A esta situación no hemos llegado por una carambola incierta del destino. Es parte de un mecanismo, del proceso de inmersión sutil —a veces no tanto— del marxismo cultural, como explica Ted Cruz en The Federalist: «Los marxistas rechazaron la revolución exterior que Karl Marx había planeado y, en cambio, optaron por moldear sutilmente la forma de pensar de la gente». Siguiendo el plan trazado por Herbert Marcuse en los 70, «los activistas que alguna vez colocaron bombas en edificios e incendiaron automóviles para provocar la revolución ahora tendrían que calmarse, conseguir empleos y pretender ser miembros productivos de la sociedad», pero sin renunciar a «preservar la propia conciencia», y trabajando «para insertar esas ideas en el trabajo que hacían, adoctrinando a tanta gente como fuera posible en el proceso». 

Es decir, «aquellos que se convirtieron en profesores universitarios tratarían amablemente a figuras como Karl Marx mientras atacaban a los capitalistas y otras figuras veneradas de la historia estadounidense.

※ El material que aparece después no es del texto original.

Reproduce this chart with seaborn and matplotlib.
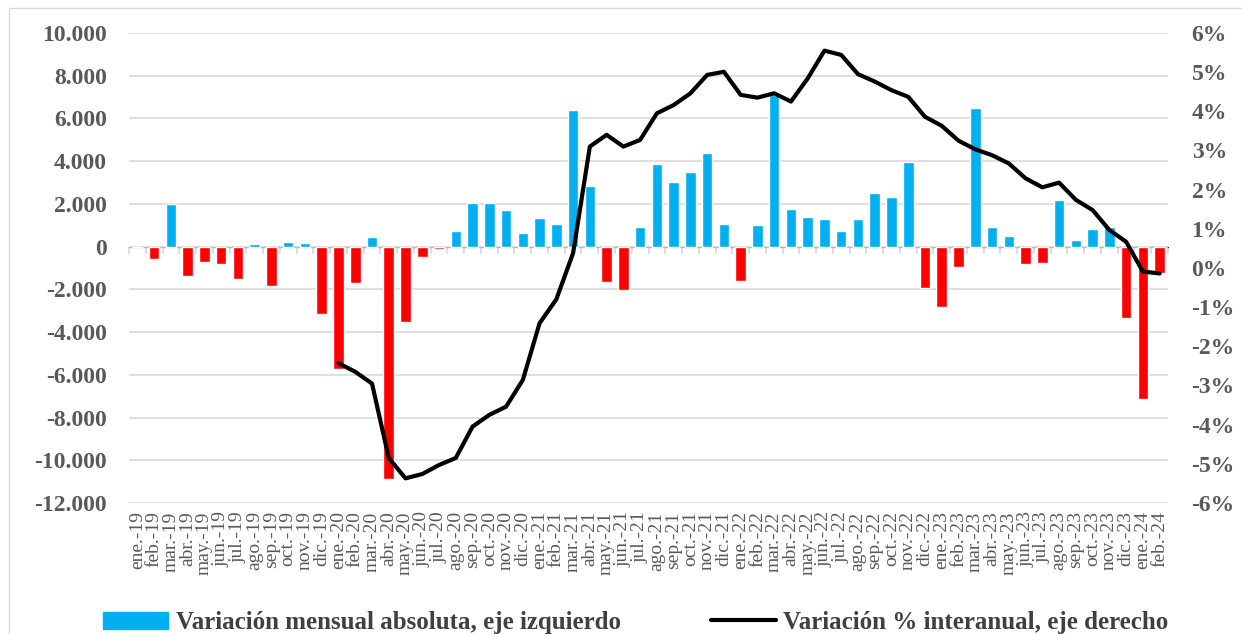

Quienes se dedicaron a la tecnología de la información diseñarían sistemas con un sutil sesgo liberal. Los periodistas trabajarían para transformar los periódicos (y, eventualmente, las redes de noticias por cable y las nuevas empresas de Internet) en órganos de propaganda para la izquierda». Y así sucesivamente. 

Y ahí, debajo de esa densísima capa globalizadora de marxismo cultural, nos encontramos también nosotros, luchando contra gigantes. Lo primero es entenderlo.